Improved thermoelectric performance of PEDOT:PSS/Bi2Te3/reduced graphene oxide ternary composite films for energy harvesting applications

Abstract

We report a significant enhancement in the thermoelectric power of PEDOT by fabricating a novel ternary composite film by incorporating Bi₂Te₃ and rGO. A series of five samples of PEDOT:PSS/Bi₂Te₃/rGO ternary composite films were synthesized using a spin coating method and having different weight% (0.0, 0.1, 0.2, 0.3 wt%) of rGO in PEDOT:PSS/0.4 wt% Bi₂Te₃ mixture along with pure PEDOT:PSS sample. The Seebeck coefficient, electrical conductivity, and power factor increased in composite films compared to pure PEDOT:PSS films. Incorporating rGO enhanced charge carrier mobility because of its highly conductive network, whereas Bi₂Te₃ provided higher Seebeck coefficients owing to its inherent thermoelectric properties. PEDOT:PSS offered mechanical flexibility and a conductive matrix, facilitating effective phonon scattering and inherently lower thermal conductivity. The sample (PEDOT:PSS/0.4 wt% Bi₂Te₃/0.1 rGO wt%) demonstrated the highest electrical conductivity of 1522.4 S cm⁻¹, a Seebeck coefficient of (+) 24.7 μV K⁻¹, and a power factor of 93.16 μW m⁻¹ K⁻² at room temperature. These values represent a twelve-fold increase compared to pristine PEDOT films.
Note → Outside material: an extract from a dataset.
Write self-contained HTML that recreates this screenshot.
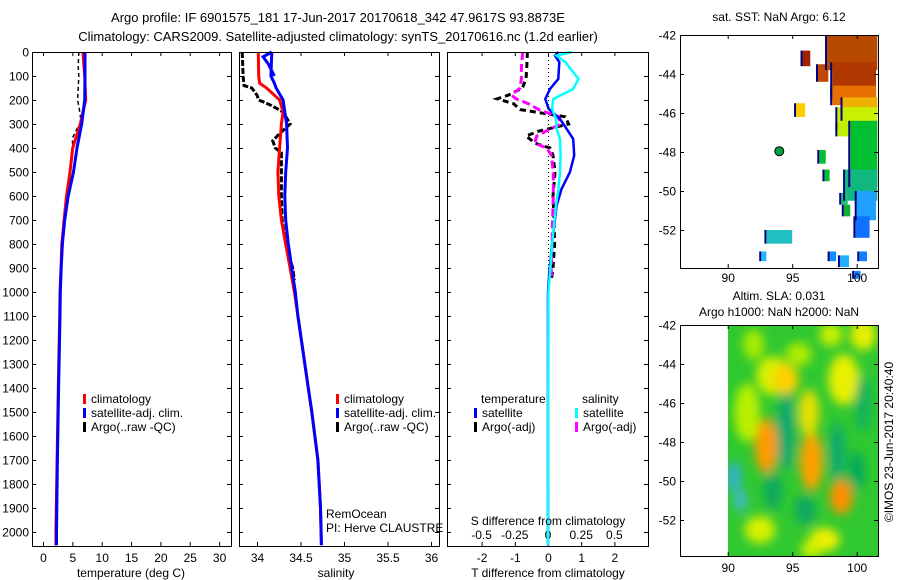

A flexible, printable thermoelectric generator (TEG) was also demonstrated on polyimide substrate using inks prepared from p-type PEDOT:PSS/Bi₂Te₃/rGO and n-type PVDF/Ni NWs. The paper TEG achieved a maximum power output of 242.1 nW, with an output voltage of 9.84 mV and an output current of 49.21 μA at a temperature difference (ΔT) of 35 K. XRD, Raman spectroscopy SEM, and XPS techniques were used to understand the underlying mechanism. This novel PEDOT:PSS/Bi₂Te₃/rGO ternary composite film significantly outperforms previously reported organic thermoelectric materials. The results indicate that the combined effect of PEDOT:PSS, Bi₂Te₃, and rGO greatly enhances thermoelectric performance, offering a promising and efficient route for the application of PEDOT in advanced thermoelectric conversion processes.